Consolidation to Get Out of Default

Collections Have Restarted

On May 5, 2025, the federal government restarted collections on federal student loans that are in default. That means if you haven’t made a payment on your federal student loans in more than 270 days, you could soon face serious consequences, including losing your tax refunds, a portion of your wages, and even some of your Social Security benefits. Unlike other types of debt collection, the government can take these steps without going to court. There is no statute of limitations on collecting federal student loan debts. This means you could face collection actions for debts that are years old. 

Take steps now to make sure your loans aren’t in default! If you are in default, act quickly to get out of default and avoid collections.

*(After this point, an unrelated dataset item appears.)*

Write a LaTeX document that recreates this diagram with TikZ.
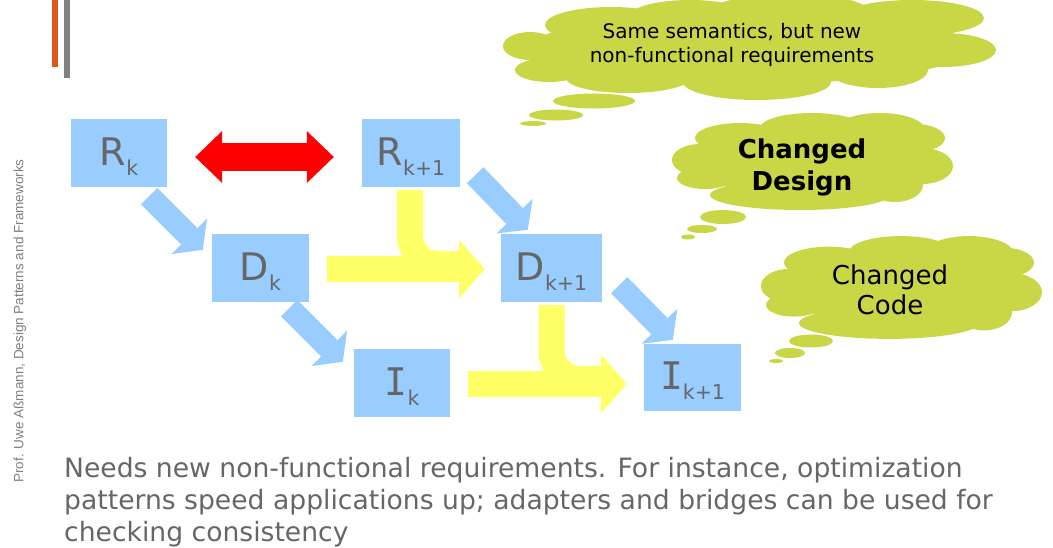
\documentclass[tikz,border=0pt]{standalone}
\usepackage{fontspec}
\setmainfont{DejaVu Sans}
\newfontfamily\sidefont{Liberation Sans}
\newfontfamily\slabfont{DejaVu Sans Mono}
\usetikzlibrary{arrows.meta,calc}
\definecolor{boxblue}{RGB}{153,204,255}
\definecolor{labelgray}{RGB}{102,102,102}
\definecolor{flowyellow}{RGB}{255,255,102}
\definecolor{cloudgreen}{RGB}{201,215,71}
\definecolor{barorange}{RGB}{224,86,26}
\definecolor{bargray}{RGB}{128,128,128}
\definecolor{arrowred}{RGB}{255,0,0}
\definecolor{bodygray}{RGB}{102,102,102}
\definecolor{sidegray}{RGB}{128,128,128}

% artefact label: large letter with a lowered index
\newcommand{\artlabel}[2]{{\fontsize{38}{38}\selectfont #1}\raisebox{-10pt}{\fontsize{20.5}{20.5}\selectfont #2}}

% body of a small thought cloud, drawn around the origin
\newcommand{\smallcloudbody}{%
  \fill[puff] (0,3) ellipse [x radius=110,y radius=35];
  \fill[puff] (-112,-2) ellipse [x radius=28,y radius=16];
  \fill[puff] (-107,16) ellipse [x radius=28,y radius=11];
  \fill[puff] (-12,33) ellipse [x radius=90,y radius=15];
  \fill[puff] (83,23) ellipse [x radius=28,y radius=17];
  \fill[puff] (110,4) ellipse [x radius=31,y radius=18];
  \fill[puff] (103,-24) ellipse [x radius=30,y radius=14];
  \fill[puff] (68,-32) ellipse [x radius=45,y radius=17];
  \fill[puff] (0,-34) ellipse [x radius=52,y radius=15];
  \fill[puff] (-72,-24) ellipse [x radius=45,y radius=15];
}

\begin{document}
\begin{tikzpicture}[x=1pt,y=-1pt,
  artbox/.style={fill=boxblue,draw=none,inner sep=0pt,minimum width=97pt,
    minimum height=68pt,text=labelgray,text height=31pt,text depth=7pt},
  refine/.style={draw=boxblue,line width=23pt,
    -{Triangle[length=19pt,width=50pt,line width=0pt]}},
  evolve/.style={draw=flowyellow,line width=26pt,
    -{Triangle[length=26pt,width=59pt,line width=0pt]}},
  evolveband/.style={draw=flowyellow,line width=26pt,rounded corners=28pt},
  swap/.style={draw=arrowred,line width=28pt,
    {Triangle[length=27pt,width=52pt,line width=0pt]}-{Triangle[length=27pt,width=52pt,line width=0pt]}},
  puff/.style={fill=cloudgreen,draw=none},
  cloudtext/.style={align=center,text=black}
]
\useasboundingbox (0,0) rectangle (1053,547);

% header bars
\fill[barorange] (52,-1) rectangle (58,67);
\fill[bargray] (64,-1) rectangle (70,78);

% side credit
\node[rotate=90,font=\sidefont\fontsize{13.5}{13.5}\selectfont,text=sidegray] (credit) at (20,321)
  {Prof. Uwe Aßmann, Design Patterns and Frameworks};

% artefact boxes
\node[artbox,minimum width=96pt] (Rk) at (119,153) {\artlabel{R}{k}};
\node[artbox,minimum width=98pt] (Rk1) at (411,153) {\artlabel{R}{k+1}};
\node[artbox] (Dk) at (260.5,268) {\artlabel{D}{k}};
\node[artbox,minimum width=101pt] (Dk1) at (551.5,268) {\artlabel{D}{k+1}};
\node[artbox,minimum width=96pt] (Ik) at (402,383) {\artlabel{\slabfont I}{k}};
\node[artbox,minimum height=67pt] (Ik1) at (692.5,377.5) {\artlabel{\slabfont I}{k+1}};

% requirement change
\draw[swap] ($(Rk.east)+(28,4)$) -- ($(Rk1.west)+(-28,4)$);

% refinement steps
\draw[refine] ($(Rk.south east)+(-18,9)$) -- ($(Dk.north west)+(-9,16)$);
\draw[refine] ($(Rk1.south east)+(15,-12)$) -- ($(Dk1.north west)+(27,-4)$);
\draw[refine] ($(Dk.south east)+(-20,6)$) -- ($(Ik.north west)+(-11,13)$);
\draw[refine] ($(Dk1.south east)+(17,-17)$) -- ($(Ik1.north west)+(29,-4)$);

% evolution into the new design
\coordinate (dhead) at ($(Dk1.west)+(-42,1)$);
\draw[evolveband] ($(Rk1.south)+(-1,3)$) |- ($(dhead)+(2,-5)$);
\draw[evolve] ($(Dk.east)+(18,1)$) -- ($(Dk1.west)+(-16,1)$);

% evolution into the new code
\coordinate (ihead) at ($(Ik1.west)+(-44,6.5)$);
\draw[evolveband] ($(Dk1.south)+(0,3)$) |- ($(ihead)+(2,-5)$);
\draw[evolve] ($(Ik.east)+(18,1)$) -- ($(Ik1.west)+(-17,6.5)$);

% large thought cloud
\begin{scope}[shift={(750,48)}]
  \coordinate (c1) at (0,0);
  \fill[puff] (0,0) ellipse [x radius=220,y radius=36];
  \fill[puff] (-220,-2) ellipse [x radius=27,y radius=14];
  \fill[puff] (-201,22) ellipse [x radius=34,y radius=12];
  \fill[puff] (-122,30) ellipse [x radius=62,y radius=15];
  \fill[puff] (7,34) ellipse [x radius=74,y radius=18];
  \fill[puff] (128,22) ellipse [x radius=50,y radius=18];
  \fill[puff] (193,2) ellipse [x radius=53,y radius=17];
  \fill[puff] (162,-30) ellipse [x radius=72,y radius=18];
  \fill[puff] (40,-36) ellipse [x radius=80,y radius=18];
  \fill[puff] (-60,-32) ellipse [x radius=60,y radius=16];
  \fill[puff] (-139,-23) ellipse [x radius=66,y radius=18];
\end{scope}
\node[cloudtext,font=\fontsize{20}{24}\selectfont] (t1) at (732,45)
  {Same semantics, but new\\non-functional requirements};
\fill[puff] (594,101) ellipse [x radius=41,y radius=7.5];
\fill[puff] (556,115) ellipse [x radius=27,y radius=5.5];
\fill[puff] (533,123.5) ellipse [x radius=13,y radius=2.5];

% design cloud
\begin{scope}[shift={(812,162)}]
  \coordinate (c2) at (0,0);
  \smallcloudbody
\end{scope}
\node[cloudtext,font=\bfseries\fontsize{26}{32}\selectfont] (t2) at (802,167) {Changed\\Design};
\fill[puff] (723,217) ellipse [x radius=23,y radius=7];
\fill[puff] (702,229) ellipse [x radius=15,y radius=4];
\fill[puff] (688,237) ellipse [x radius=7,y radius=2.5];

% code cloud
\begin{scope}[shift={(901,288)},yscale=1.06]
  \coordinate (c3) at (0,0);
  \smallcloudbody
\end{scope}
\node[cloudtext,font=\fontsize{26}{30}\selectfont] (t3) at (890,290) {Changed\\Code};
\fill[puff] (811,341) ellipse [x radius=22,y radius=6.5];
\fill[puff] (790,353) ellipse [x radius=15,y radius=5];
\fill[puff] (776,361) ellipse [x radius=7,y radius=2];

% explanation
\begin{scope}[every node/.style={anchor=base west,inner sep=0pt,text=bodygray,
    font=\fontsize{26.6}{32}\selectfont}]
\node (l1) at (64,477) {Needs new non-functional requirements. For instance, optimization};
\node (l2) at (64,509) {patterns speed applications up; adapters and bridges can be used for};
\node (l3) at (64,541) {checking consistency};
\end{scope}
\end{tikzpicture}
\end{document}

Loan consolidation is one way to get your student loan out of default. If you consolidate your defaulted loans into a new Direct Consolidation Loan, your loan will be removed from default, all collections will stop, and you will be able to access affordable loan repayment options through the income-driven repayment (IDR) program.

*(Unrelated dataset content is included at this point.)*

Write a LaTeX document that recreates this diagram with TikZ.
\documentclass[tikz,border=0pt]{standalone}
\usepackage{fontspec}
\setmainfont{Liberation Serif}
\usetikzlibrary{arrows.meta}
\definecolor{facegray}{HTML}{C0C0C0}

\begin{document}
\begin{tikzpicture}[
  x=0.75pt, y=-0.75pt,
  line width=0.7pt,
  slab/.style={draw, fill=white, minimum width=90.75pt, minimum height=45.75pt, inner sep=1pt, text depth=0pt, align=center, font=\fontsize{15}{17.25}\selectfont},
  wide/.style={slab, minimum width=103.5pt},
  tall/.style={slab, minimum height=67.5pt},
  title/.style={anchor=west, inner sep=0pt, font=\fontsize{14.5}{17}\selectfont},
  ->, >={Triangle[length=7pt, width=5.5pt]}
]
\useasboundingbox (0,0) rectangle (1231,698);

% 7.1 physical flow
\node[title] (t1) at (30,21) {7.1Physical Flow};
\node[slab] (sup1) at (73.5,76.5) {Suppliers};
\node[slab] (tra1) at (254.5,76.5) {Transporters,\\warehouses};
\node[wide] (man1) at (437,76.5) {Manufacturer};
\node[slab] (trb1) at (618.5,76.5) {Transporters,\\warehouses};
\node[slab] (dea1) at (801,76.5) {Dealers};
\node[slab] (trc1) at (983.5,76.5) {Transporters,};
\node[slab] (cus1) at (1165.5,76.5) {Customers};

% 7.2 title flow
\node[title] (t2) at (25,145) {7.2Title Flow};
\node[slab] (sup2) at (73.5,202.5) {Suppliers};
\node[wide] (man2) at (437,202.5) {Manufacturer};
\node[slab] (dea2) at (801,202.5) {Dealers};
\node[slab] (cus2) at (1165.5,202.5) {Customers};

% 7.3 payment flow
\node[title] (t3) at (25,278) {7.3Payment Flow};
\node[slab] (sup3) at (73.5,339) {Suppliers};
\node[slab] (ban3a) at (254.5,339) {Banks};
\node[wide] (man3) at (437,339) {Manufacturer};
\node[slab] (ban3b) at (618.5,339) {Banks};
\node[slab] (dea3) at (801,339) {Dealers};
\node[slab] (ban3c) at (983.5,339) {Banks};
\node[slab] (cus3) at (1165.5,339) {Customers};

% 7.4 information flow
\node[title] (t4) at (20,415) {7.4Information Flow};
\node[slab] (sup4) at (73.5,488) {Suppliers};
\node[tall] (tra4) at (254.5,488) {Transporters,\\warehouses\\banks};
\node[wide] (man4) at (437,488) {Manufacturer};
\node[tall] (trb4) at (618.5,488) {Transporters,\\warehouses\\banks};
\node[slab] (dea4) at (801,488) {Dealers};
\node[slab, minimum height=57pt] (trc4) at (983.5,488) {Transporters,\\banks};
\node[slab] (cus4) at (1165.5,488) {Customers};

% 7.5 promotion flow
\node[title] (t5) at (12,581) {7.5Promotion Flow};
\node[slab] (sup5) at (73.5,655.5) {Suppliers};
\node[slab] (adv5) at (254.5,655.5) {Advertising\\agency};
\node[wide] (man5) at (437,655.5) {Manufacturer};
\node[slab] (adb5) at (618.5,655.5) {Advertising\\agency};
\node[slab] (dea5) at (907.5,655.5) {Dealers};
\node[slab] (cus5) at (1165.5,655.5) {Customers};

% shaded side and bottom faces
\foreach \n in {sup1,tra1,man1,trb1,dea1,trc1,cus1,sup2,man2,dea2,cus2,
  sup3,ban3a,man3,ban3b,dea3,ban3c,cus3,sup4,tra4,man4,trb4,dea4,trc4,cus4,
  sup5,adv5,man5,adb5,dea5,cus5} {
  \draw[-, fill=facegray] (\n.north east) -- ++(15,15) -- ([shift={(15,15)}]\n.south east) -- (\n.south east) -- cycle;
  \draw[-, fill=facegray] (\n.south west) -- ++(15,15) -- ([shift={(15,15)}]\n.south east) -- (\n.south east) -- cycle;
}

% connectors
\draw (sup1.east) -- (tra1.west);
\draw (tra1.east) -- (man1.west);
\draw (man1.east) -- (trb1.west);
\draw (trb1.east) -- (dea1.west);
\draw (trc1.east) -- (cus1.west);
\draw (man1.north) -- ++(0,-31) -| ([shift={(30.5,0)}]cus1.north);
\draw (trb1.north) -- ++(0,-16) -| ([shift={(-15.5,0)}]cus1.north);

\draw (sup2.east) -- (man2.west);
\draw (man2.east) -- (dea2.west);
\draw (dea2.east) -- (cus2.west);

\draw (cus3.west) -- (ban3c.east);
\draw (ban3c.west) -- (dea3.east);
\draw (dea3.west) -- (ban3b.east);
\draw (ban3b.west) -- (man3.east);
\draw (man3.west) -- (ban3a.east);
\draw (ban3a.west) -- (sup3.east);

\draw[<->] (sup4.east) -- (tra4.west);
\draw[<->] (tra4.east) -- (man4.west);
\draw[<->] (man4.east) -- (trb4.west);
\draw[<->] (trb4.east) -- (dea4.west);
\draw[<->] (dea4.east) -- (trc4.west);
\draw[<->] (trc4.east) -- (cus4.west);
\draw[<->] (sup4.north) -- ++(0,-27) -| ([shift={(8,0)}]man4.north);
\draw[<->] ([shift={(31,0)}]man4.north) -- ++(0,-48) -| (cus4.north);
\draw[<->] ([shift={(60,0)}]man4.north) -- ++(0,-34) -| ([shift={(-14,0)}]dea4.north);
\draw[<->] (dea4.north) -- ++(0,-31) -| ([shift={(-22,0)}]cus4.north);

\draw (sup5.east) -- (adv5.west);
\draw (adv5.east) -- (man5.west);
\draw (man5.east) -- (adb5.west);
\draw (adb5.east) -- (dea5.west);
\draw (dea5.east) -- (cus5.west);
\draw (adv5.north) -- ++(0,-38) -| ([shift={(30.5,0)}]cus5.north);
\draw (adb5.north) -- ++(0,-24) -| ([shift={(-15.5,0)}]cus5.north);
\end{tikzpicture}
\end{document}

There are downsides to consolidating your loans, and it may not be the best option for you to get your loans out of default. For more information on loan consolidation, see the Department of Education’s website and view our page on consolidating loans to understand the pros and cons of consolidation.


Am I Eligible to Get My Loans Out of Default Through Consolidation?

Most federal student loans are eligible for consolidation. A borrower may consolidate one or more federal student loans to get out of default through consolidation. Although prior rules required the borrower to have at least one outstanding FFEL Program loan or Direct Loan in order to obtain a Direct Consolidation Loan, new regulations that went into effect on July 1, 2017, eliminated this requirement. This means a Perkins Loan can now be consolidated into a Direct Loan without any other federal loans.


How Do I Apply for Loan Consolidation to Get Out of Default?

You have to submit an application to apply for a consolidation by paper or online. In your application to consolidate a defaulted federal student loan into a new Direct Consolidation Loan, you have to:

  • agree to repay the new Direct Consolidation Loan under an IDR plan, or
  • make three consecutive, voluntary, on-time, full monthly payments on the defaulted loan before you consolidate it.

Contact your loan servicer to get more information about consolidating your defaulted student loans to get out of default. You can apply to consolidate your loans online through the Department of Education’s website.


What Happens After My Loans Are Consolidated?

After your loans are consolidated, your loan will be removed from default, and collections (such as wage garnishment and tax refund offset) will stop. You will then be placed back into repayment. Your loans may also be transferred to a new loan servicer.

You will get a notice from your loan servicer about returning to repayment after you get out of default. You will have to continue to make monthly payments on your loans to avoid defaulting again, so pay close attention to any notices your loan holder or servicer sends you about your new payment amount and due date. 

If you consolidated your loans by agreeing to sign up for an IDR plan, your payment will be based on the IDR plan you signed up for. If you consolidated by making three full payments, you can sign up for whatever repayment plan you are eligible for, including IDR plans. Under an IDR plan, your payments are based on your income and family size and could be as low as $0 per month. You should ask your loan holder or servicer about your loan repayment options, including IDR plans, before your repayments start.